[rating=4] Una bobina gira in un vecchio registratore, un Geloso degli anni ’70, dal quale una voce infantile fluisce in sala. Non siamo nella tana di Krapp, ma in quella del Funaro di Pistoia, durante l’attesa della prima assoluta di Roberta cade in trappola di Cuocolo/Bosetti. Un tavolo di legno, un leggio con un diario, un microfono, una videocamera accesa, questo il resto dell’apparecchiatura scenica che richiama lo scorso M, M & M che sempre qui al Funaro prese forma. Una fortunata collaborazione, quella tra Renato Cuocolo e Roberta Bosetti e il centro culturale pistoiese, che ritualmente ci invita a varcarne la soglia e a riassaporare volti e abbracci conviviali.
Di colpo la registrazione s’interrompe, il nastro si riavvolge, e il ritmo energico della Sabre Dance di Khachaturian fa il suo ingresso, Renato accenna degli ironici passi di danza, si sistema dietro al suo totem, la macchina da presa, mentre Roberta apre lo spettacolo con un “numero di magia”. La musica che accompagna il numero della donna segata in due (raccontato) è un richiamo al film di Woody Allen Scoop, ultimo collegamento con il mondo del cinema attraversato vertiginosamente in M, M & M che come in un continuum cerebrale dà il la al nuovo lavoro.
La voce registrata della bambina è quella di Roberta, che spalanca così la porta dei ricordi sovrapposti. Un diario personale dal quale fuoriescono uno strizzacervelli, amici e conoscenti lontanamente vicini dai corpi iperrealisti di Duane Hanson, sormontati dal macigno della depressione dovuta alla perdita della madre. Un’indagine su ciò che resta con il passare del tempo delle relazioni tra individui, tra collegamenti, ricordi e separazioni.

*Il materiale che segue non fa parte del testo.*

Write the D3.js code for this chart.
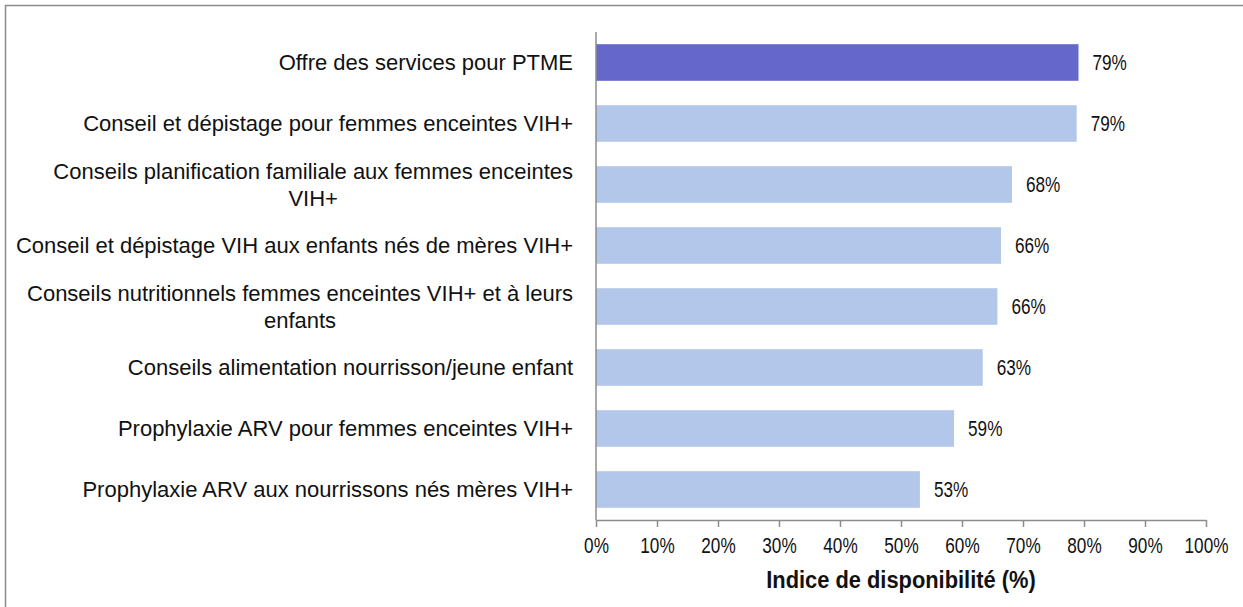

L’impianto di Roberta cade in trappola attinge come sempre dall’autobiografico sovrapponendo vita reale e teatro, quello che ha Roberta nella testa, e che insieme a Renato, riesce ogni volta a far defluire in un flusso di pensieri collegati tra loro da una serie di gradi di separazione, che stavolta conducono a ritroso verso il grembo materno.
Roberta Bosetti colora la sua genuina interpretazione di nuove velate sfumature, calde come la sua voce, tenui come il ricordo, salate come le lacrime e innocenti come un sorriso perso tra i nastri del pianeta G570.
Un monologo delicato, intimo e allo stesso tempo ancor più congegnato dei precedenti, naviga nell’apparente calma delle relazioni, e svela con un sottile registro umoristico come l’assenza e il ricordo colleghi gli individui ben più dell’esistenza quotidiana. Roberta cade in trappola e con lei il pubblico in sala.